Leave the pictures out. Return all other data exactly.

□ □ □ □ □

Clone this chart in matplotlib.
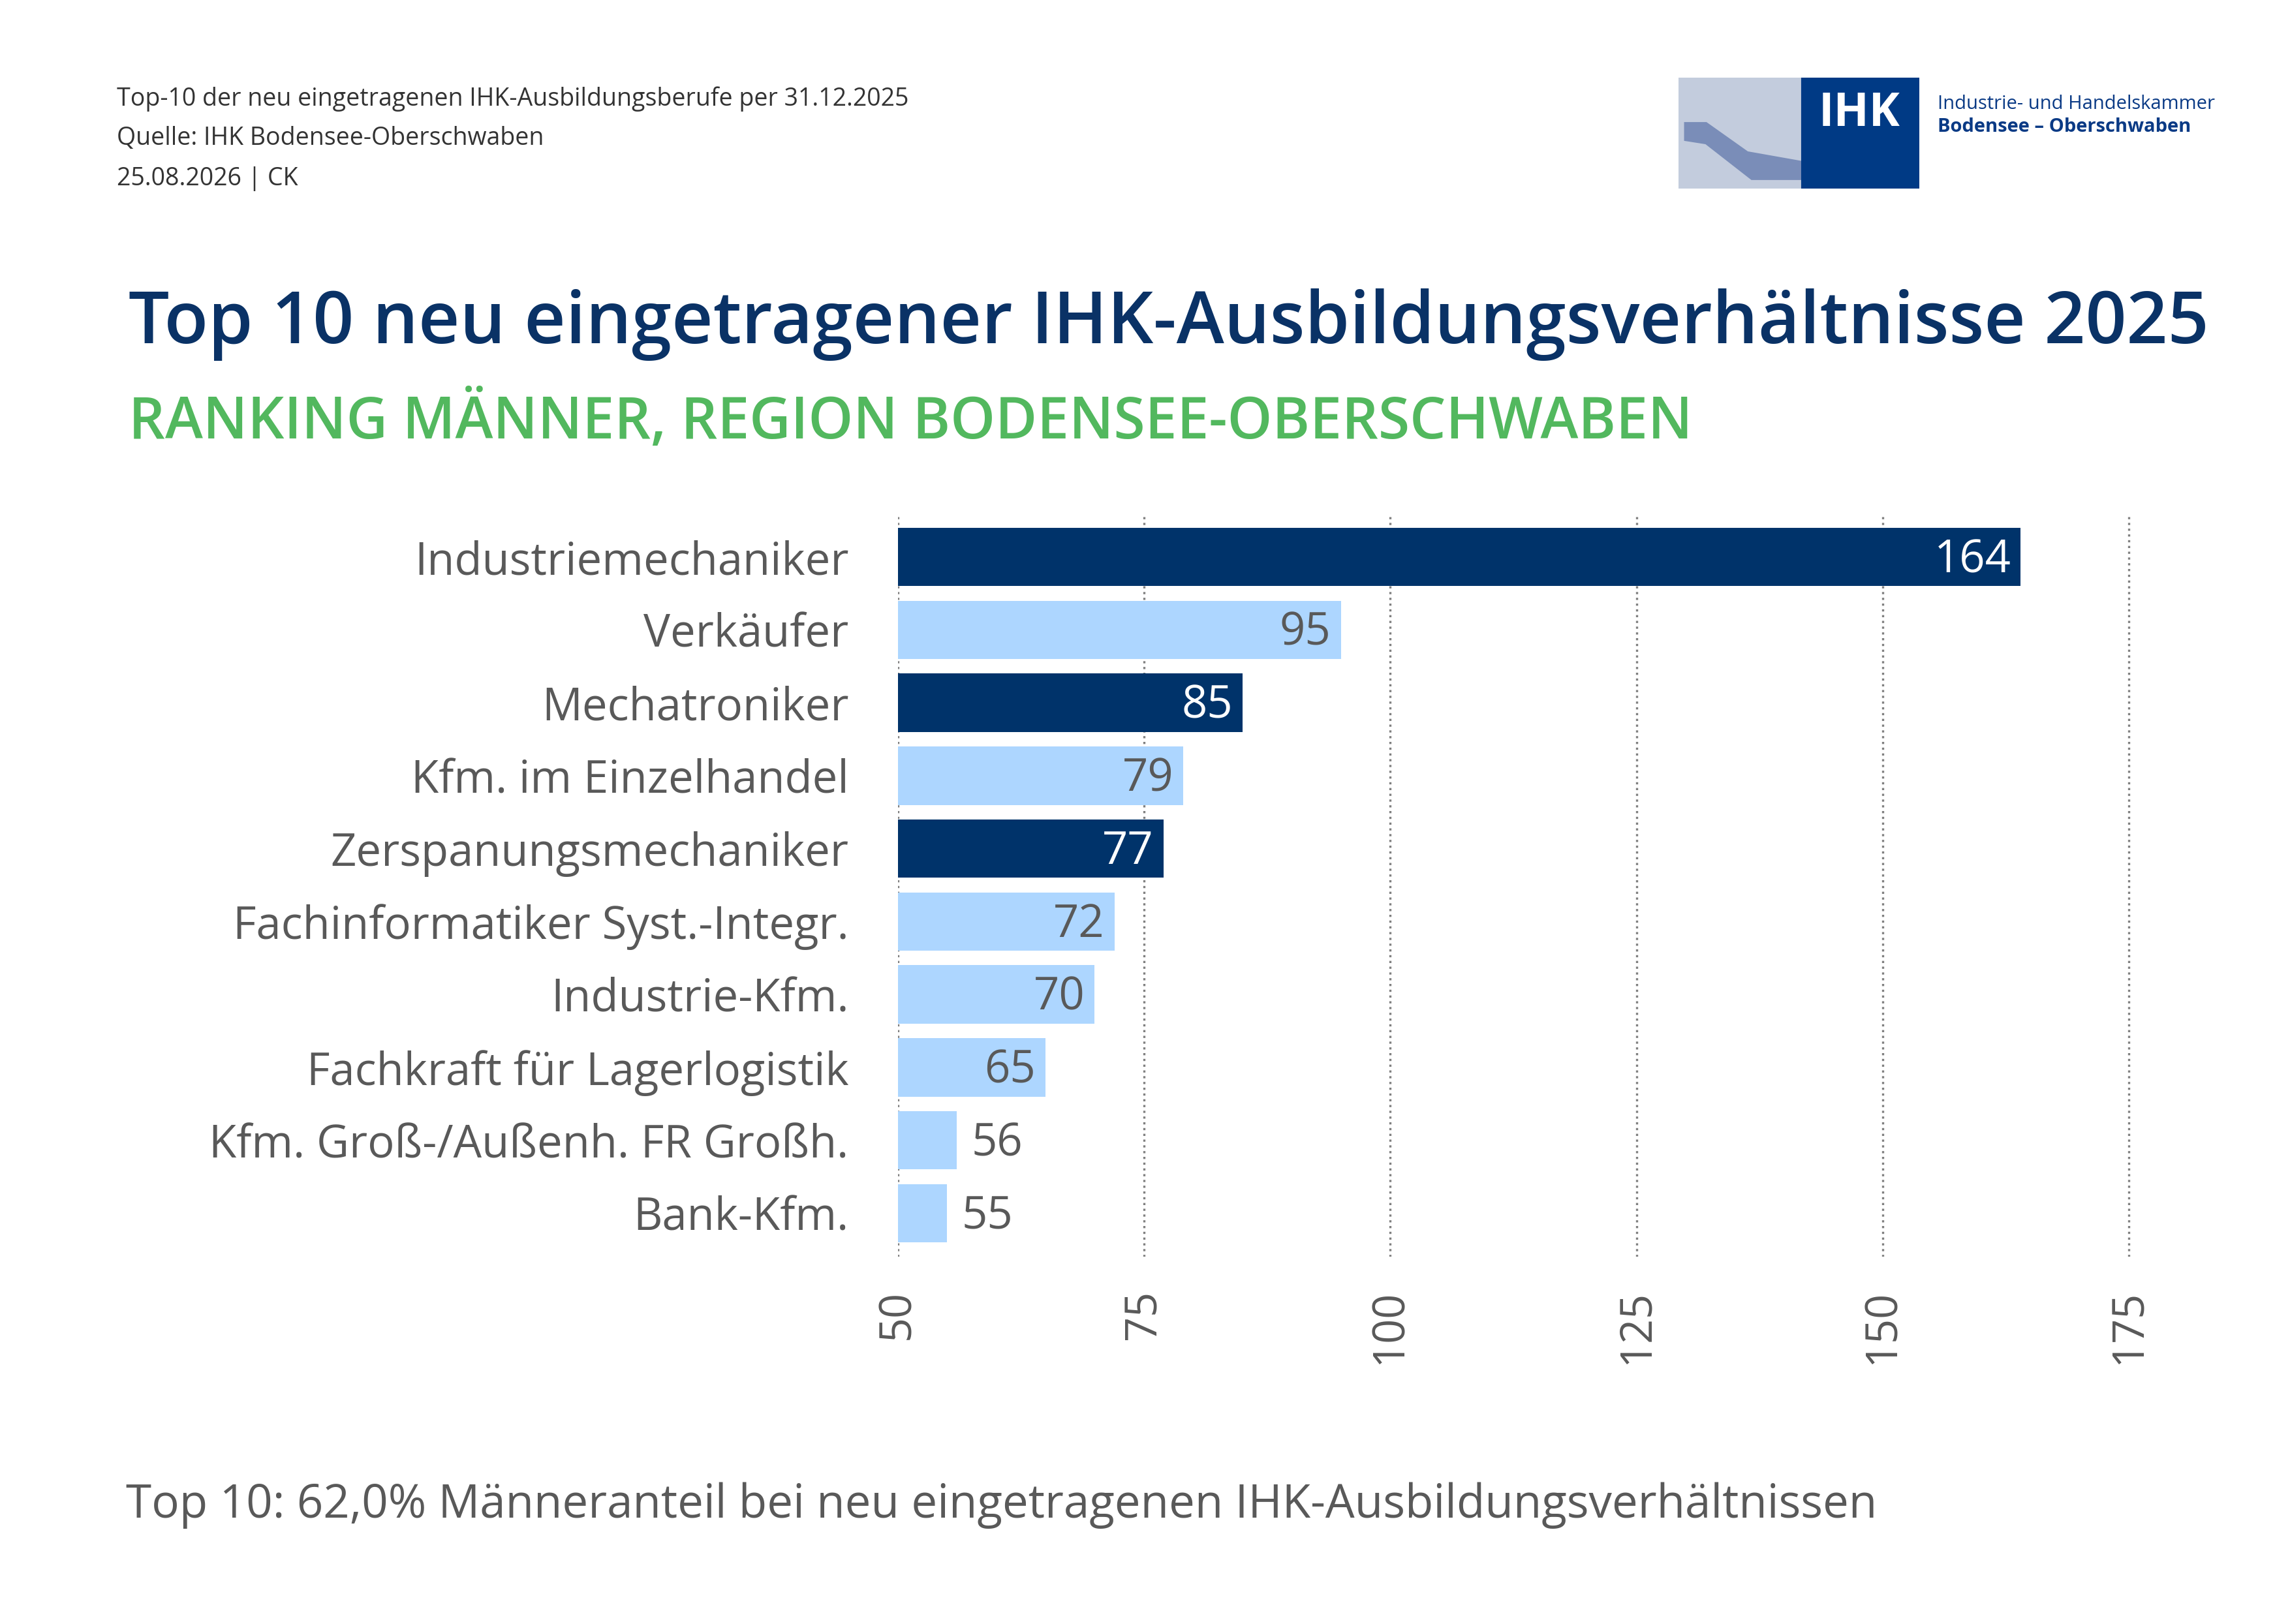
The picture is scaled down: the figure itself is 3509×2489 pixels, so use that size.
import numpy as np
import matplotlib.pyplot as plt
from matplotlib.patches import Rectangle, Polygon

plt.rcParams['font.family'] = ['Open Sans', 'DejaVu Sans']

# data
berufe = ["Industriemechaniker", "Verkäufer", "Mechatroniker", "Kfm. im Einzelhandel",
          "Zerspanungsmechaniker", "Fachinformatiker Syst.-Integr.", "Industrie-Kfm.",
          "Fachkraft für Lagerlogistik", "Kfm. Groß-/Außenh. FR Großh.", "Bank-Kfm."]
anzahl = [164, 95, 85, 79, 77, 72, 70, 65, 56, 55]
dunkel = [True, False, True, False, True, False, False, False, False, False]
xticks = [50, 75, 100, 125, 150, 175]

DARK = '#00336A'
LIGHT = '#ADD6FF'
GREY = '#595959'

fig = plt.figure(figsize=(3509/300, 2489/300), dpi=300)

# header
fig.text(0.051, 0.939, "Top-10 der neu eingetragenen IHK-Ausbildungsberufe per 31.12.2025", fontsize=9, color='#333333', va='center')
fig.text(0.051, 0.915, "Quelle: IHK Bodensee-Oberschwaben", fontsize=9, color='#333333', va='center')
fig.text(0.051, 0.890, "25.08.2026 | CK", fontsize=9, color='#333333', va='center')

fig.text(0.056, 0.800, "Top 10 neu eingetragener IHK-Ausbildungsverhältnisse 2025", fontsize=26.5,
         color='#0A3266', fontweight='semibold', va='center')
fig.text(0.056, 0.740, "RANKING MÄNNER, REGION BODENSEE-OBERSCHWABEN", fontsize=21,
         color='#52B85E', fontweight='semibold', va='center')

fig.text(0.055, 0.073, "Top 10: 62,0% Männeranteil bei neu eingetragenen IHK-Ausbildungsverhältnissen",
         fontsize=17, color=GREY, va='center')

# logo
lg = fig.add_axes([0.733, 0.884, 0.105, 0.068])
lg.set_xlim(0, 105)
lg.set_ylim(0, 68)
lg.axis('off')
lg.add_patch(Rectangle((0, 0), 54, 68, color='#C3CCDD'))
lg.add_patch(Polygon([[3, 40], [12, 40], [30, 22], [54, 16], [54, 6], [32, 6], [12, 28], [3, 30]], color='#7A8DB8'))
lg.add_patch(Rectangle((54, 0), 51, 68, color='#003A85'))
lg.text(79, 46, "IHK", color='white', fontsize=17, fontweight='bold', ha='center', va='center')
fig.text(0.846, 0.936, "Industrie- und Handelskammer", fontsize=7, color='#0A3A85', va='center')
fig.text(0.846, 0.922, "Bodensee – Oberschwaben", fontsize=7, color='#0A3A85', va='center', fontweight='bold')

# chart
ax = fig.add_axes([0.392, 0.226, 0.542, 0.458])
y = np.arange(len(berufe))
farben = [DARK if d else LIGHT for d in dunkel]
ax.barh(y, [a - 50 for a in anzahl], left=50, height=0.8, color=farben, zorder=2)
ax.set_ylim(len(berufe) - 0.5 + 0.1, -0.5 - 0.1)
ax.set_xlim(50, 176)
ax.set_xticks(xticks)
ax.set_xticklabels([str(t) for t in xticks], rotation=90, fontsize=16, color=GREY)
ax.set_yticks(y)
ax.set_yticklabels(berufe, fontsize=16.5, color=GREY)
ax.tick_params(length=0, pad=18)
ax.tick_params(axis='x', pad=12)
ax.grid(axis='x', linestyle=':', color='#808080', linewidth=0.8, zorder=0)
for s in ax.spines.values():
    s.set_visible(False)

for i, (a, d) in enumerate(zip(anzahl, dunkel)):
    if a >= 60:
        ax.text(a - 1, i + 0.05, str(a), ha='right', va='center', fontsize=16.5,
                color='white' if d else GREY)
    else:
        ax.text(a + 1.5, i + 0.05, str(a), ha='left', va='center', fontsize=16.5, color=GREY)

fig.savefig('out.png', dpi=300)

□ □ □ □ □

WRITTEN REPLY ->
Clone this chart in matplotlib.
The picture is scaled down: the figure itself is 3509×2489 pixels, so use that size.
import numpy as np
import matplotlib.pyplot as plt
from matplotlib.patches import Rectangle, Polygon

plt.rcParams['font.family'] = ['Open Sans', 'DejaVu Sans']

# data
berufe = ["Industriemechaniker", "Verkäufer", "Mechatroniker", "Kfm. im Einzelhandel",
          "Zerspanungsmechaniker", "Fachinformatiker Syst.-Integr.", "Industrie-Kfm.",
          "Fachkraft für Lagerlogistik", "Kfm. Groß-/Außenh. FR Großh.", "Bank-Kfm."]
anzahl = [164, 95, 85, 79, 77, 72, 70, 65, 56, 55]
dunkel = [True, False, True, False, True, False, False, False, False, False]
xticks = [50, 75, 100, 125, 150, 175]

DARK = '#00336A'
LIGHT = '#ADD6FF'
GREY = '#595959'

fig = plt.figure(figsize=(3509/300, 2489/300), dpi=300)

# header
fig.text(0.051, 0.939, "Top-10 der neu eingetragenen IHK-Ausbildungsberufe per 31.12.2025", fontsize=9, color='#333333', va='center')
fig.text(0.051, 0.915, "Quelle: IHK Bodensee-Oberschwaben", fontsize=9, color='#333333', va='center')
fig.text(0.051, 0.890, "25.08.2026 | CK", fontsize=9, color='#333333', va='center')

fig.text(0.056, 0.800, "Top 10 neu eingetragener IHK-Ausbildungsverhältnisse 2025", fontsize=26.5,
         color='#0A3266', fontweight='semibold', va='center')
fig.text(0.056, 0.740, "RANKING MÄNNER, REGION BODENSEE-OBERSCHWABEN", fontsize=21,
         color='#52B85E', fontweight='semibold', va='center')

fig.text(0.055, 0.073, "Top 10: 62,0% Männeranteil bei neu eingetragenen IHK-Ausbildungsverhältnissen",
         fontsize=17, color=GREY, va='center')

# logo
lg = fig.add_axes([0.733, 0.884, 0.105, 0.068])
lg.set_xlim(0, 105)
lg.set_ylim(0, 68)
lg.axis('off')
lg.add_patch(Rectangle((0, 0), 54, 68, color='#C3CCDD'))
lg.add_patch(Polygon([[3, 40], [12, 40], [30, 22], [54, 16], [54, 6], [32, 6], [12, 28], [3, 30]], color='#7A8DB8'))
lg.add_patch(Rectangle((54, 0), 51, 68, color='#003A85'))
lg.text(79, 46, "IHK", color='white', fontsize=17, fontweight='bold', ha='center', va='center')
fig.text(0.846, 0.936, "Industrie- und Handelskammer", fontsize=7, color='#0A3A85', va='center')
fig.text(0.846, 0.922, "Bodensee – Oberschwaben", fontsize=7, color='#0A3A85', va='center', fontweight='bold')

# chart
ax = fig.add_axes([0.392, 0.226, 0.542, 0.458])
y = np.arange(len(berufe))
farben = [DARK if d else LIGHT for d in dunkel]
ax.barh(y, [a - 50 for a in anzahl], left=50, height=0.8, color=farben, zorder=2)
ax.set_ylim(len(berufe) - 0.5 + 0.1, -0.5 - 0.1)
ax.set_xlim(50, 176)
ax.set_xticks(xticks)
ax.set_xticklabels([str(t) for t in xticks], rotation=90, fontsize=16, color=GREY)
ax.set_yticks(y)
ax.set_yticklabels(berufe, fontsize=16.5, color=GREY)
ax.tick_params(length=0, pad=18)
ax.tick_params(axis='x', pad=12)
ax.grid(axis='x', linestyle=':', color='#808080', linewidth=0.8, zorder=0)
for s in ax.spines.values():
    s.set_visible(False)

for i, (a, d) in enumerate(zip(anzahl, dunkel)):
    if a >= 60:
        ax.text(a - 1, i + 0.05, str(a), ha='right', va='center', fontsize=16.5,
                color='white' if d else GREY)
    else:
        ax.text(a + 1.5, i + 0.05, str(a), ha='left', va='center', fontsize=16.5, color=GREY)

fig.savefig('out.png', dpi=300)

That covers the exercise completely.